Утром, до обхода, медсестра Лена – перезревшая девушка со свисающими мешочком щеками, локтями, коленками, всегда бдительно-испуганная, всегда вырезающая для стенгазеты материал о международном положении – спросила вибрирующим шепотом:
– Ирина Михайловна! Вы «Правду» читали?
И сразу Ирина Михайловна ощутила прилив тошноты и спазм острого кишечного страха. Такого рода страх, сводящий внутренности, впервые испытала она пятнадцатилетней девочкой, в ночь, когда забрали отца – главврача госпиталя, хирурга, генерала – просто папу.
– Банду раскрыли, заговор врачей… – шептала Лена, оглядываясь на двери ординаторской. – Неужели «Правды» не читали? Статья «Убийцы в белых халатах»… Отравители…
– Нам «Правду» вечером приносят… – сказала Ирина Михайловна белыми губами. В животе было больно и пусто, непонятно даже, как эта пустота могла так болеть. – А… Фамилии?..

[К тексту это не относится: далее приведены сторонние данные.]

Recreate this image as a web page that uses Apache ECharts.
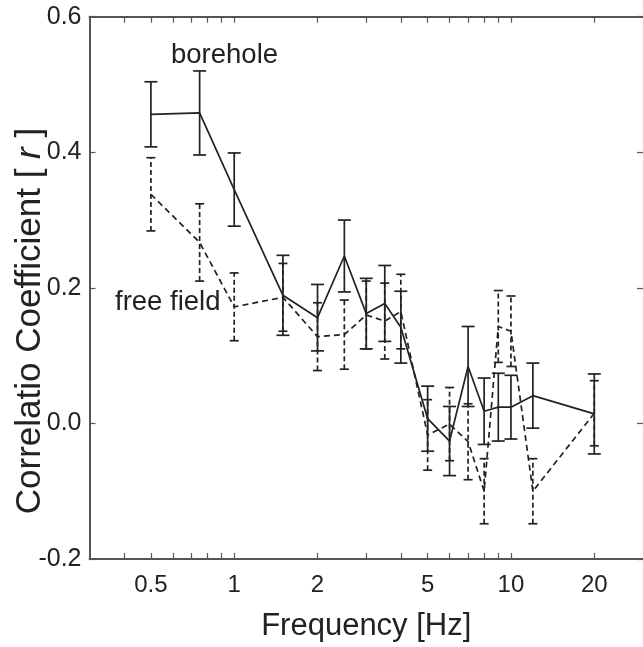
<!DOCTYPE html>
<html>
<head>
<meta charset="utf-8">
<script src="https://cdn.jsdelivr.net/npm/echarts@6/dist/echarts.min.js"></script>
<style>
html,body{margin:0;padding:0;background:#fff;}
#chart{width:643px;height:647px;}
</style>
</head>
<body>
<div id="chart"></div>
<script>
const freqs = [0.5, 0.75, 1, 1.5, 2, 2.5, 3, 3.5, 4, 5, 6, 7, 8, 9, 10, 12, 20];
const borehole = [0.456, 0.458, 0.345, 0.189, 0.156, 0.247, 0.162, 0.177, 0.142, 0.007, -0.026, 0.084, 0.018, 0.024, 0.024, 0.041, 0.014];
const boreholeErr = [0.048, 0.062, 0.054, 0.059, 0.049, 0.053, 0.052, 0.056, 0.053, 0.048, 0.051, 0.059, 0.049, 0.05, 0.047, 0.048, 0.059];
const freeField = [0.338, 0.267, 0.172, 0.186, 0.128, 0.131, 0.160, 0.151, 0.165, -0.017, -0.001, -0.027, -0.1, 0.143, 0.136, -0.1, 0.015];
const freeFieldErr = [0.054, 0.057, 0.05, 0.05, 0.05, 0.051, 0.05, 0.056, 0.055, 0.052, 0.054, 0.056, 0.048, 0.053, 0.052, 0.048, 0.048];
const xTickLabels = [0.5, 1, 2, 5, 10, 20];
const xTicks = [0.4, 0.5, 0.6, 0.7, 0.8, 0.9, 1, 2, 3, 4, 5, 6, 7, 8, 9, 10, 20];

const FONT = 'Liberation Sans, Arial, Helvetica, sans-serif';
const INK = '#222';
const AXIS = '#555';

const chart = echarts.init(document.getElementById('chart'), null, {renderer: 'canvas'});

function errData(vals, errs) {
  return freqs.map((f, i) => [f, vals[i] - errs[i], vals[i] + errs[i]]);
}
function errRender(halfCap, dashed) {
  return function (params, api) {
    const lo = api.coord([api.value(0), api.value(1)]);
    const hi = api.coord([api.value(0), api.value(2)]);
    const style = {stroke: INK, lineWidth: 1.7, lineDash: dashed ? [5, 3] : null, fill: null};
    const cap = Object.assign({}, style, {lineDash: null});
    return {
      type: 'group',
      children: [
        {type: 'line', shape: {x1: lo[0], y1: lo[1], x2: hi[0], y2: hi[1]}, style: style},
        {type: 'line', shape: {x1: lo[0] - halfCap, y1: lo[1], x2: lo[0] + halfCap, y2: lo[1]}, style: cap},
        {type: 'line', shape: {x1: hi[0] - halfCap, y1: hi[1], x2: hi[0] + halfCap, y2: hi[1]}, style: cap}
      ]
    };
  };
}

const xCommon = {
  type: 'log', logBase: 10, min: 0.3, max: 30,
  axisLine: {show: true, onZero: false, lineStyle: {color: AXIS, width: 2}},
  axisTick: {show: true, inside: true, length: 6, customValues: xTicks, lineStyle: {color: AXIS, width: 1.2}},
  splitLine: {show: false}, minorTick: {show: false}
};
const yCommon = {
  type: 'value', min: -0.2, max: 0.6, interval: 0.2,
  axisLine: {show: true, onZero: false, lineStyle: {color: AXIS, width: 2}},
  axisTick: {show: true, inside: true, length: 6, lineStyle: {color: AXIS, width: 1.2}},
  splitLine: {show: false}
};

chart.setOption({
  animation: false,
  backgroundColor: '#fff',
  grid: {left: 89.5, top: 16.7, width: 556, height: 557.3, containLabel: false},
  xAxis: [
    Object.assign({}, xCommon, {
      position: 'bottom',
      name: 'Frequency [Hz]', nameLocation: 'middle', nameGap: 52,
      nameTextStyle: {fontFamily: FONT, fontSize: 31, color: INK},
      axisLabel: {show: true, customValues: xTickLabels, fontFamily: FONT, fontSize: 24, color: INK, margin: 14,
        formatter: v => String(v)}
    }),
    Object.assign({}, xCommon, {position: 'top', axisLabel: {show: false}})
  ],
  yAxis: [
    Object.assign({}, yCommon, {
      position: 'left',
      axisLabel: {show: true, fontFamily: FONT, fontSize: 25, color: INK, margin: 8,
        formatter: v => v.toFixed(1)}
    }),
    Object.assign({}, yCommon, {position: 'right', axisLine: {show: false}, axisLabel: {show: false}})
  ],
  series: [
    {type: 'line', name: 'borehole', xAxisIndex: 0, yAxisIndex: 0, symbol: 'none',
      data: freqs.map((f, i) => [f, borehole[i]]),
      lineStyle: {color: INK, width: 1.7}, z: 3},
    {type: 'line', name: 'free field', xAxisIndex: 0, yAxisIndex: 0, symbol: 'none',
      data: freqs.map((f, i) => [f, freeField[i]]),
      lineStyle: {color: INK, width: 1.7, type: [6, 4]}, z: 3},
    {type: 'custom', xAxisIndex: 0, yAxisIndex: 0, renderItem: errRender(6.5, false),
      data: errData(borehole, boreholeErr), z: 4},
    {type: 'custom', xAxisIndex: 0, yAxisIndex: 0, renderItem: errRender(4.5, true),
      data: errData(freeField, freeFieldErr), z: 4}
  ],
  graphic: [
    {type: 'text', x: 30, y: 321, rotation: Math.PI / 2,
      style: {text: '{n|Correlatio Coefficient [ }{i|r}{n| ]}', align: 'center', verticalAlign: 'middle',
        rich: {
          n: {fontFamily: FONT, fontSize: 35, fill: INK},
          i: {fontFamily: FONT, fontSize: 35, fontStyle: 'italic', fill: INK}
        }}},
    {type: 'text', left: 171, top: 41, style: {text: 'borehole', fontFamily: FONT, fontSize: 27.5, fill: INK}},
    {type: 'text', left: 115, top: 288, style: {text: 'free field', fontFamily: FONT, fontSize: 27.5, fill: INK}}
  ]
});
</script>
</body>
</html>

– Нерусские фамилии! – с жаром сообщила Лена, посмотрела на Ирину Михайловну и смешалась: – В основном… Перечников уже объявил: в три общее собрание всего персонала.
Главврач Перечников эти собрания проводил обычно вяловато, без гражданского темперамента. Но тут случай особый. Тут ужас профессиональной, белой окраски шелестел над головами небольшого коллектива медсанчасти. Рядом с Ириной Михайловной сидел фельдшер Коля Рожков. У него жена должна была родить с минуты на минуту – вторые сутки лежала в предродовой. У нее уже и воды отошли, а тут – собрание. Коля сидел с каменным лицом и мелко-мелко похлестывал по пляшущему своему колену свернутой в трубочку «Правдой». Ирине Михайловне хотелось попросить у Коли газету, но что-то останавливало ее. Потом все равно зачитали.
Читала председатель месткома Мосельцова – педиатр, пышноволосая яркая блондинка. Казалось невероятным, что у нее роман с главврачом Перечниковым. Перечников был сутулым скучным человеком с нелепым лицом, напоминающим штанину галифе, – одутловатые щеки, собранные внизу в длинный подбородок.
Мосельцова читала выразительно, с огоньком. После каждой фамилии врача-убийцы интонацией ставила восклицательный знак и делала небольшую, но значительную паузу, и тогда Ирине Михайловне казалось, что все смотрят в ее сторону.
В заключение Перечников скучным голосом промямлил обычное – о нарастающей борьбе классов, о бдительности каждого сознательного гражданина, о профессиональном долге врача. Как только он закончил, Коля, уронив на пол газету, расталкивая всех, кинулся в родилку.
Ирина Михайловна дождалась, пока конференц-зал (небольшая комната, заставленная сколоченными в ряд фанерными стульями) опустеет, подобрала с пола «Правду», расправила и заметалась взглядом по страницам. Вот – «Убийцы в белых халатах» – сердце барахталось в мутной пучине страха.
– Вам что-то неясно, Ирина Михайловна?